Online & In-Person
Seminar

Groundwater: Hidden Reserves, Public Decisions

RSVP Required Open to the Public

An Energy Policy Seminar with Maria Zuber, the E. A. Griswold Professor of Geophysics and presidential advisor for science and technology policy at MIT.

RSVP

In this Energy Policy Seminar, Maria Zuber, the E. A. Griswold Professor of Geophysics and presidential advisor for science and technology policy at MIT, will give a talk entitled, "Groundwater: Hidden Reserves, Public Decisions." Q&A to follow. Buffet-style lunch will be served.

Registration: RSVP required. A Harvard University ID is required for in-person attendance; all are welcome to attend via Zoom.

Recording: The seminar will be recorded and available to watch on the Belfer Center's YouTube channel.

Accessibility: To request accommodations or who have questions about access, please contact Liz Hanlon (ehanlon@hks.harvard.edu) in advance of the session.

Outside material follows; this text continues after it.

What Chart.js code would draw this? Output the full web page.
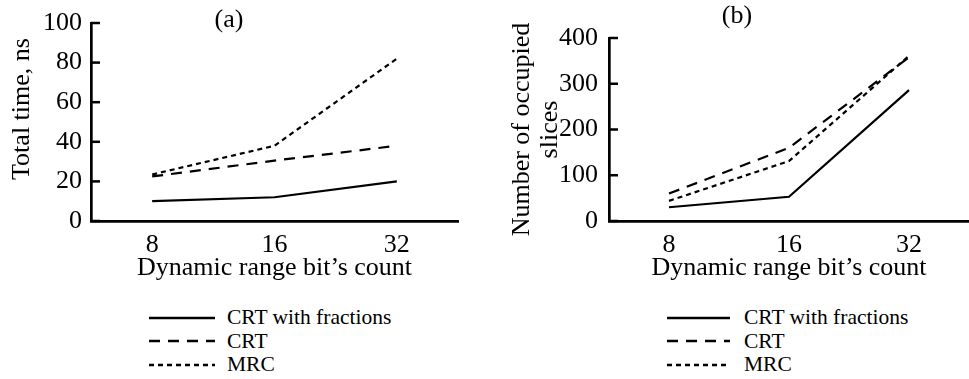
<!DOCTYPE html>
<html>
<head>
<meta charset="utf-8">
<script src="https://cdn.jsdelivr.net/npm/chart.js@4.4.1/dist/chart.umd.min.js"></script>
<style>
  body { margin: 0; background: #fff; width: 969px; height: 379px; overflow: hidden; position: relative; font-family: 'Liberation Serif', serif; }
  canvas { position: absolute; top: 0; }
  .legend { position: absolute; top: 306px; }
  .legend .row { height: 23.5px; display: flex; align-items: center; font-size: 21.5px; color: #000; white-space: nowrap; }
  .legend svg { display: block; }
</style>
</head>
<body>
<canvas id="chartA" width="470" height="296" style="left:0;width:470px;height:296px"></canvas>
<canvas id="chartB" width="464" height="296" style="left:505px;width:464px;height:296px"></canvas>
<div class="legend" id="legendA" style="left:149px"></div>
<div class="legend" id="legendB" style="left:667px"></div>
<script>
// data
var bits = ['8', '16', '32'];
var seriesNames = ['CRT with fractions', 'CRT', 'MRC'];
var timeFrac = [10, 12, 20];
var timeCrt = [22.5, 30.5, 38];
var timeMrc = [23.5, 38, 82];
var slicesFrac = [30, 53, 286];
var slicesCrt = [60, 160, 358];
var slicesMrc = [44, 131, 361];
var timeTicks = [0, 20, 40, 60, 80, 100];
var sliceTicks = [0, 100, 200, 300, 400];

var FONT = 'Liberation Serif';
var dashes = [[], [11, 8], [5, 4]];

// small tick marks pointing into the plot
var innerTicks = {
  id: 'innerTicks',
  afterDraw: function(chart) {
    var y = chart.scales.y, ctx = chart.ctx;
    var x0 = chart.chartArea.left;
    ctx.save();
    ctx.strokeStyle = '#000';
    ctx.lineWidth = 2.5;
    y.ticks.forEach(function(t) {
      var py = y.getPixelForValue(t.value);
      ctx.beginPath();
      ctx.moveTo(x0, py);
      ctx.lineTo(x0 + 9, py);
      ctx.stroke();
    });
    ctx.restore();
  }
};

function makeSets(a, b, c) {
  return [a, b, c].map(function(d, i) {
    return {
      label: seriesNames[i],
      data: d,
      borderColor: '#000',
      borderWidth: 2.2,
      borderDash: dashes[i],
      pointRadius: 0,
      fill: false,
      tension: 0
    };
  });
}

function makeChart(id, o) {
  return new Chart(document.getElementById(id), {
    type: 'line',
    data: { labels: bits, datasets: o.sets },
    plugins: [innerTicks],
    options: {
      responsive: false,
      animation: false,
      layout: { padding: { right: o.padRight } },
      plugins: {
        legend: { display: false },
        tooltip: { enabled: false },
        title: {
          display: true,
          text: o.title,
          color: '#000',
          font: { family: FONT, size: 26, weight: 'normal', lineHeight: 1 },
          padding: o.titlePad
        }
      },
      scales: {
        x: {
          offset: true,
          grid: { display: false, drawTicks: false },
          border: { display: true, color: '#000', width: 2.7 },
          ticks: { color: '#000', padding: 11, maxRotation: 0, font: { family: FONT, size: 26, lineHeight: 1 } },
          title: {
            display: true,
            text: 'Dynamic range bit\u2019s count',
            color: '#000',
            font: { family: FONT, size: 26, lineHeight: 1 },
            padding: { top: -14, bottom: 15 }
          }
        },
        y: {
          min: 0,
          max: o.max,
          afterBuildTicks: function(s) { s.ticks = o.ticks.map(function(v) { return { value: v }; }); },
          grid: { display: false, drawTicks: false },
          border: { display: true, color: '#000', width: 2.7 },
          ticks: { color: '#000', padding: o.tickPad, font: { family: FONT, size: 26, lineHeight: 1 } },
          title: {
            display: true,
            text: o.yTitle,
            color: '#000',
            font: { family: FONT, size: 26, lineHeight: o.yLine },
            padding: o.yTitlePad
          }
        }
      }
    }
  });
}

function buildLegend(chart, elId, sampleW, gap) {
  var el = document.getElementById(elId);
  chart.data.datasets.forEach(function(ds) {
    var row = document.createElement('div');
    row.className = 'row';
    var svg = '<svg width="' + sampleW + '" height="20"><line x1="0" y1="10" x2="' + sampleW +
      '" y2="10" stroke="#000" stroke-width="2.5" stroke-dasharray="' + (ds.borderDash.length ? ds.borderDash.join(',') : 'none') + '"/></svg>';
    row.innerHTML = svg + '<span style="margin-left:' + gap + 'px">' + ds.label + '</span>';
    el.appendChild(row);
  });
}

var chartA = makeChart('chartA', {
  sets: makeSets(timeFrac, timeCrt, timeMrc),
  title: '(a)',
  titlePad: { top: 7, bottom: -10 },
  padRight: 12,
  max: 100,
  ticks: timeTicks,
  tickPad: 9,
  // leading space nudges the label up the axis like in the figure
  yTitle: '\u2003Total time, ns',
  yLine: 1,
  yTitlePad: { top: 9, bottom: -1 }
});

var chartB = makeChart('chartB', {
  sets: makeSets(slicesFrac, slicesCrt, slicesMrc),
  title: '(b)',
  titlePad: { top: 3, bottom: 9 },
  padRight: 0,
  max: 400,
  ticks: sliceTicks,
  tickPad: 11,
  yTitle: ['Number of occupied', 'slices'],
  yLine: 28 / 26,
  yTitlePad: { top: 3, bottom: -16 }
});

buildLegend(chartA, 'legendA', 66, 12);
buildLegend(chartB, 'legendB', 63, 14);
</script>
</body>
</html>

Co-Sponsors: Mossavar-Rahmani Center for Business and Government, Salata Institute for Climate and Sustainability

About the Speaker

Maria Zuber is the E. A. Griswold Professor of Geophysics and presidential advisor for science and technology policy at MIT, tracking trends and seizing opportunities to inform and advance enlightened state and federal policy. She also provides strategic direction to campus labs, centers, and initiatives connected to defense or national security and represents MIT with external stakeholders.

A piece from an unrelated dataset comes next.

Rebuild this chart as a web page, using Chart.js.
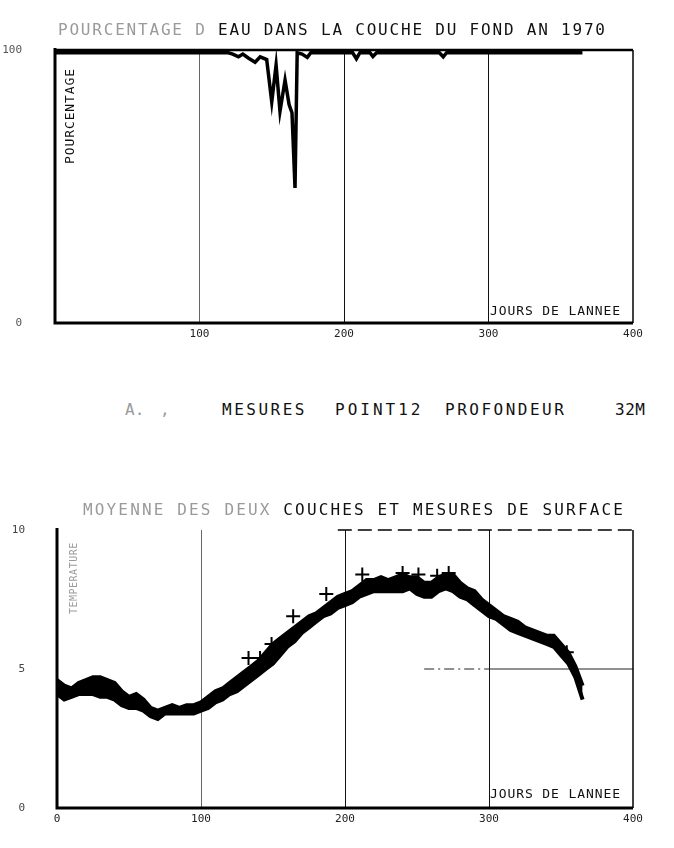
<!DOCTYPE html>
<html>
<head>
<meta charset="utf-8">
<script src="https://cdn.jsdelivr.net/npm/chart.js@4/dist/chart.umd.min.js"></script>
<style>
  html, body { margin: 0; padding: 0; background: #fff; }
  body { width: 674px; height: 848px; position: relative; overflow: hidden; }
  canvas { position: absolute; left: 0; }
  .txt { position: absolute; font-family: 'DejaVu Sans Mono', monospace; font-size: 16px; line-height: 16px; color: #111; white-space: pre; }
  .faint { color: #9a9a9a; }
  .small { font-size: 13px; line-height: 13px; letter-spacing: 0.9px; }
  .vert { transform-origin: 0 0; transform: rotate(-90deg); }
</style>
</head>
<body>
<canvas id="pctChart" width="674" height="360" style="top:0"></canvas>
<canvas id="tempChart" width="674" height="368" style="top:480px"></canvas>

<div class="txt" style="left:58px;top:22px;letter-spacing:1.8px"><span class="faint">POURCENTAGE D </span>EAU DANS LA COUCHE DU FOND AN 1970</div>
<div class="txt vert small" style="left:63px;top:164px">POURCENTAGE</div>
<div class="txt small" style="left:490px;top:304px">JOURS DE LANNEE</div>

<div class="txt faint" style="left:125px;top:402px">A.</div>
<div class="txt faint" style="left:160px;top:402px">,</div>
<div class="txt" style="left:222px;top:402px;letter-spacing:2.5px">MESURES</div>
<div class="txt" style="left:335px;top:402px;letter-spacing:3px">POINT12</div>
<div class="txt" style="left:445px;top:402px;letter-spacing:2.5px">PROFONDEUR</div>
<div class="txt" style="left:615px;top:402px;letter-spacing:0.5px">32M</div>

<div class="txt" style="left:83px;top:502px;letter-spacing:2.15px"><span class="faint">MOYENNE DES DEUX </span>COUCHES ET MESURES DE SURFACE</div>
<div class="txt vert faint" style="left:69px;top:614px;font-size:10px;line-height:10px;letter-spacing:0.5px">TEMPERATURE</div>
<div class="txt small" style="left:490px;top:787px">JOURS DE LANNEE</div>

<script>
// percentage of water, bottom layer 1970 (day of year -> %)
const pctDays = [0, 120, 123, 127, 130, 134, 138.5, 142, 146.5, 150, 153, 155.7, 159.2, 162, 164, 166.1, 167.6, 171, 174.6, 177, 206, 208.6, 211, 218, 220, 222.5, 266, 268.7, 271, 365];
const pctValues = [99, 99, 98.5, 97.5, 98.5, 97, 95.5, 97.5, 96.5, 81, 94.5, 77.5, 89, 80, 77, 49.5, 99, 98.5, 97.3, 99, 99, 96.8, 99, 99, 97.6, 99, 99, 97.5, 99, 99];

// temperature band (two layers), day of year -> deg C
const bandDays = [0, 5, 10, 15, 20, 25, 30, 35, 40, 45, 50, 55, 60, 65, 70, 75, 80, 85, 90, 95, 100,
  105, 110, 115, 120, 125, 130, 135, 140, 145, 150, 155, 160, 165, 170, 175, 180, 185, 190, 195, 200,
  205, 210, 215, 220, 225, 230, 235, 240, 245, 250, 255, 260, 265, 270, 275, 280, 285, 290, 295, 300,
  305, 310, 315, 320, 325, 330, 335, 340, 345, 350, 355, 360, 365];
const upperTemp = [4.6, 4.4, 4.3, 4.5, 4.6, 4.7, 4.7, 4.6, 4.5, 4.2, 4.0, 4.1, 3.9, 3.6, 3.5, 3.6, 3.7, 3.6, 3.7, 3.7, 3.8,
  4.0, 4.2, 4.3, 4.5, 4.7, 4.9, 5.1, 5.3, 5.6, 5.9, 6.1, 6.3, 6.5, 6.7, 6.9, 7.0, 7.2, 7.4, 7.6, 7.7,
  7.8, 8.0, 8.2, 8.2, 8.3, 8.2, 8.3, 8.4, 8.3, 8.3, 8.1, 8.1, 8.3, 8.4, 8.4, 8.1, 7.9, 7.8, 7.5, 7.3,
  7.1, 6.9, 6.8, 6.7, 6.5, 6.4, 6.3, 6.2, 6.2, 5.9, 5.6, 5.1, 4.4];
const lowerTemp = [4.1, 3.9, 4.0, 4.1, 4.1, 4.1, 4.0, 4.0, 3.9, 3.7, 3.6, 3.6, 3.5, 3.3, 3.2, 3.4, 3.4, 3.4, 3.4, 3.4, 3.5,
  3.6, 3.8, 3.9, 4.1, 4.2, 4.4, 4.6, 4.8, 5.0, 5.2, 5.5, 5.8, 6.0, 6.3, 6.5, 6.7, 6.9, 7.0, 7.2, 7.3,
  7.4, 7.6, 7.7, 7.8, 7.8, 7.8, 7.8, 7.8, 7.9, 7.7, 7.6, 7.6, 7.8, 7.9, 7.8, 7.6, 7.5, 7.3, 7.1, 6.9,
  6.8, 6.6, 6.4, 6.3, 6.2, 6.1, 6.0, 5.9, 5.8, 5.5, 5.2, 4.7, 3.9];

// surface measurements (+)
const surfDays = [133, 141, 149, 164, 187, 212, 240, 251, 264, 272, 354];
const surfTemp = [5.4, 5.4, 5.9, 6.9, 7.7, 8.4, 8.45, 8.4, 8.35, 8.45, 5.6];

// partial reference line at 5 deg
const refDays = [255, 300, 400];
const refTemp = [5, 5, 5];

const xTicks = [0, 100, 200, 300, 400];

const tickFont = { family: "'DejaVu Sans Mono', monospace", size: 11 };

function pts(xs, ys) {
    return xs.map((x, i) => ({ x: x, y: ys[i] }));
}

// draws the plotter frame round the chart area
function framePlugin(topDashFrom) {
    return {
        id: 'frame',
        afterDraw(chart) {
            const a = chart.chartArea;
            const c = chart.ctx;
            c.save();
            c.strokeStyle = '#000';
            c.lineWidth = 3;
            c.beginPath();
            c.moveTo(a.left, a.top - 2);
            c.lineTo(a.left, a.bottom);
            c.lineTo(a.right, a.bottom);
            c.stroke();
            c.lineWidth = 1.5;
            c.beginPath();
            c.moveTo(a.right, a.bottom);
            c.lineTo(a.right, a.top);
            c.stroke();
            if (topDashFrom == null) {
                c.lineWidth = 2.5;
                c.beginPath();
                c.moveTo(a.left, a.top);
                c.lineTo(a.right, a.top);
                c.stroke();
            } else {
                const x0 = chart.scales.x.getPixelForValue(topDashFrom);
                c.lineWidth = 1.5;
                c.setLineDash([14, 6]);
                c.beginPath();
                c.moveTo(x0, a.top);
                c.lineTo(a.right, a.top);
                c.stroke();
            }
            c.restore();
        }
    };
}

function xScale(extraPad, showZero) {
    return {
        type: 'linear',
        min: 0,
        max: 400,
        afterBuildTicks: (s) => { s.ticks = xTicks.map(v => ({ value: v })); },
        afterFit: (s) => { s.height = extraPad; },
        ticks: {
            font: tickFont,
            color: '#222',
            padding: 5,
            maxRotation: 0,
            callback: (v) => (v === 0 && !showZero) ? '' : String(v)
        },
        border: { display: false },
        grid: {
            drawTicks: false,
            lineWidth: 1,
            color: (ctx) => {
                const v = ctx.tick ? ctx.tick.value : null;
                if (v === 0 || v === 400) return 'rgba(0,0,0,0)';
                if (v === 100) return '#666';
                return '#111';
            }
        }
    };
}

new Chart(document.getElementById('pctChart').getContext('2d'), {
    type: 'line',
    data: {
        datasets: [{
            label: 'Pourcentage',
            data: pts(pctDays, pctValues),
            borderColor: '#000',
            borderWidth: 3.5,
            pointRadius: 0,
            tension: 0
        }]
    },
    options: {
        responsive: false,
        animation: false,
        layout: { padding: { top: 50, right: 41, left: 0, bottom: 0 } },
        plugins: { legend: { display: false }, tooltip: { enabled: false } },
        scales: {
            x: xScale(37, false),
            y: {
                min: 0,
                max: 100,
                afterBuildTicks: (s) => { s.ticks = [{ value: 0 }, { value: 100 }]; },
                afterFit: (s) => { s.width = 55; },
                ticks: { font: tickFont, color: '#555', padding: 25 },
                border: { display: false },
                grid: { display: false }
            }
        }
    },
    plugins: [framePlugin(null)]
});

new Chart(document.getElementById('tempChart').getContext('2d'), {
    type: 'line',
    data: {
        datasets: [{
            label: 'Couche inferieure',
            data: pts(bandDays, lowerTemp),
            borderColor: '#000',
            borderWidth: 4,
            pointRadius: 0,
            tension: 0
        }, {
            label: 'Couche superieure',
            data: pts(bandDays, upperTemp),
            borderColor: '#000',
            backgroundColor: '#000',
            borderWidth: 4,
            pointRadius: 0,
            tension: 0,
            fill: '-1'
        }, {
            label: 'Mesures de surface',
            data: pts(surfDays, surfTemp),
            showLine: false,
            pointStyle: 'cross',
            pointRadius: 7,
            borderColor: '#000',
            borderWidth: 2
        }, {
            label: 'ref',
            data: pts(refDays, refTemp),
            borderColor: '#222',
            borderWidth: 1,
            pointRadius: 0,
            segment: { borderDash: (ctx) => ctx.p0.parsed.x < 300 ? [10, 4, 2, 4] : undefined }
        }]
    },
    options: {
        responsive: false,
        animation: false,
        layout: { padding: { top: 50, right: 41, left: 0, bottom: 0 } },
        plugins: { legend: { display: false }, tooltip: { enabled: false } },
        scales: {
            x: xScale(40, true),
            y: {
                min: 0,
                max: 10,
                afterBuildTicks: (s) => { s.ticks = [{ value: 0 }, { value: 5 }, { value: 10 }]; },
                afterFit: (s) => { s.width = 57; },
                ticks: { font: tickFont, color: '#444', padding: 24 },
                border: { display: false },
                grid: { display: false }
            }
        }
    },
    plugins: [framePlugin(195)]
});
</script>
</body>
</html>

Zuber served as vice president for research from 2013 to 2024, and was responsible for research administration and policy, research relationships with the federal government, and oversight of MIT Lincoln Laboratory and more than a dozen interdisciplinary research laboratories and centers. In that role, she led the team that developed and provided oversight for MIT's Climate Action Plan.

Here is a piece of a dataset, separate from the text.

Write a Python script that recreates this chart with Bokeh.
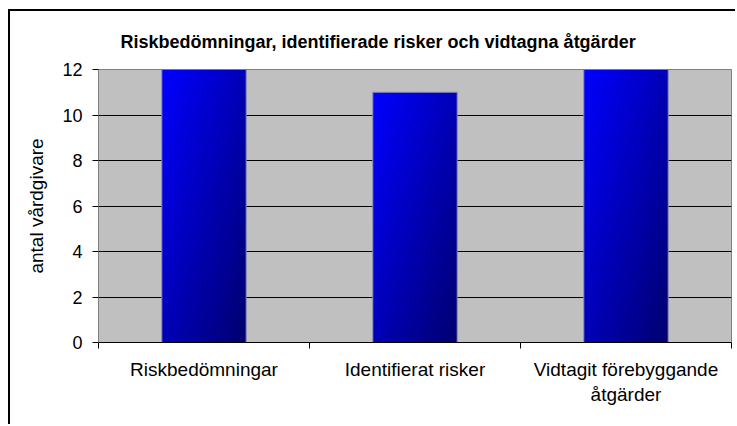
import numpy as np
from bokeh.plotting import figure
from bokeh.models import FixedTicker, Range1d, Title
from bokeh.embed import file_html
from bokeh.resources import INLINE

categories = ["Riskbedömningar", "Identifierat risker", "Vidtagit förebyggande\nåtgärder"]
values = [12, 11, 12]
y_ticks = [0, 2, 4, 6, 8, 10, 12]
title_text = "Riskbedömningar, identifierade risker och vidtagna åtgärder"
y_label = "antal vårdgivare"

FONT = "Liberation Sans"
BAR_W = 0.4

p = figure(width=727, height=415, output_backend="svg", toolbar_location=None,
           x_range=Range1d(0, len(categories)), y_range=Range1d(0, 12),
           min_border_left=88, min_border_right=6, min_border_top=0, min_border_bottom=84,
           background_fill_color="#C0C0C0", border_fill_color="white",
           styles={"margin-top": "9px", "margin-left": "8px",
                   "border-top": "2px solid black", "border-left": "2px solid black"})

t = Title(text=title_text, align="left", offset=22, text_font=FONT,
          text_font_size="18px", text_font_style="bold", text_color="black",
          standoff=36, padding=0)
p.add_layout(t, "above")

p.outline_line_color = "#808080"
p.outline_line_width = 1

# gradient bars via images
centers = [i + 0.5 for i in range(len(categories))]
H, W = 120, 40
u = np.linspace(0, 1, W)[None, :]
v_top = np.linspace(1, 0, H)[:, None]
tt = (u + v_top) / 2.0
c0 = 255
c1 = 112
imgs = []
for val in values:
    b = (c0 + (c1 - c0) * tt).astype(np.uint32)
    rgba = (255 << 24) | (b << 16)
    imgs.append(rgba.astype(np.uint32))

p.image_rgba(image=imgs, x=[c - BAR_W / 2 for c in centers], y=[0] * len(values),
             dw=[BAR_W] * len(values), dh=values)
p.vbar(x=centers, top=values, width=BAR_W, fill_alpha=0, line_color="#8C8CB8", line_width=1)

# grid
p.xgrid.visible = False
p.ygrid.ticker = FixedTicker(ticks=y_ticks)
p.ygrid.grid_line_color = "black"
p.ygrid.grid_line_width = 1
p.ygrid.level = "underlay"

# y axis
p.yaxis.ticker = FixedTicker(ticks=y_ticks)
p.yaxis.axis_label = y_label
p.yaxis.axis_label_text_font = FONT
p.yaxis.axis_label_text_font_size = "19px"
p.yaxis.axis_label_text_font_style = "normal"
p.yaxis.axis_label_text_color = "black"
p.yaxis.axis_label_standoff = 12
p.yaxis.major_label_text_font = FONT
p.yaxis.major_label_text_font_size = "18px"
p.yaxis.major_label_text_color = "black"
p.yaxis.major_label_standoff = 10
p.yaxis.major_tick_out = 6
p.yaxis.major_tick_in = 0
p.yaxis.minor_tick_line_color = None
p.yaxis.axis_line_color = "#808080"
p.yaxis.major_tick_line_color = "black"

# x axis: labels at centers, ticks at boundaries (minor)
p.xaxis.ticker = FixedTicker(ticks=centers, minor_ticks=list(range(len(categories) + 1)))
p.xaxis.major_label_overrides = {c: lab for c, lab in zip(centers, categories)}
p.xaxis.major_label_text_font = FONT
p.xaxis.major_label_text_font_size = "19px"
p.xaxis.major_label_text_color = "black"
p.xaxis.major_label_standoff = 10
p.xaxis.major_tick_line_color = None
p.xaxis.major_tick_out = 6
p.xaxis.major_tick_in = 0
p.xaxis.minor_tick_out = 6
p.xaxis.minor_tick_in = 0
p.xaxis.minor_tick_line_color = "black"
p.xaxis.axis_line_color = "black"

open("out.html", "w").write(file_html(p, INLINE))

Zuber’s research bridges planetary geophysics and the technology of space‐based laser and radio systems. Since 1990, she has held leadership roles associated with a dozen scientific experiments or instrumentation on ten NASA missions, most notably serving as Principal Investigator of the Gravity Recovery and Interior Laboratory (GRAIL) mission. Zuber currently serves as Chair of the Standing Review Board of NASA’s Mars Sample Return mission.

Zuber holds a B.A. from the University of Pennsylvania and an Sc.M. and Ph.D. from Brown. She has won numerous awards, including the MIT James R. Killian Jr. Faculty Achievement Award, the highest honor the MIT faculty bestows to one of its own. She is a member of the National Academy of Sciences, American Philosophical Society and a fellow of the American Academy of Arts and Sciences, the American Association for the Advancement of Science, the Geological Society of America, the Royal Astronomical Society and the American Geophysical Union. In 2019, she was awarded the Gerard P. Kuiper Prize by the Division for Planetary Sciences of the American Astronomical Society. Zuber is the first woman to lead a science department at MIT and the first to lead a NASA planetary mission.

In 2004, appointed by President George W. Bush, she served on the Presidential Commission on the Implementation of United States Space Exploration Policy. In 2002 Discover magazine named her one of the 50 most important women in science and, in 2008 she was named to the USNews/Harvard Kennedy School List of America’s Best Leaders. In 2013, President Obama appointed her to the National Science Board, and in 2018 she was reappointed by President Trump and served as Board Chair during the first Trump administration. In 2021, then President-elect Biden named her as co-chair of the President's Council of Advisors on Science and Technology (PCAST).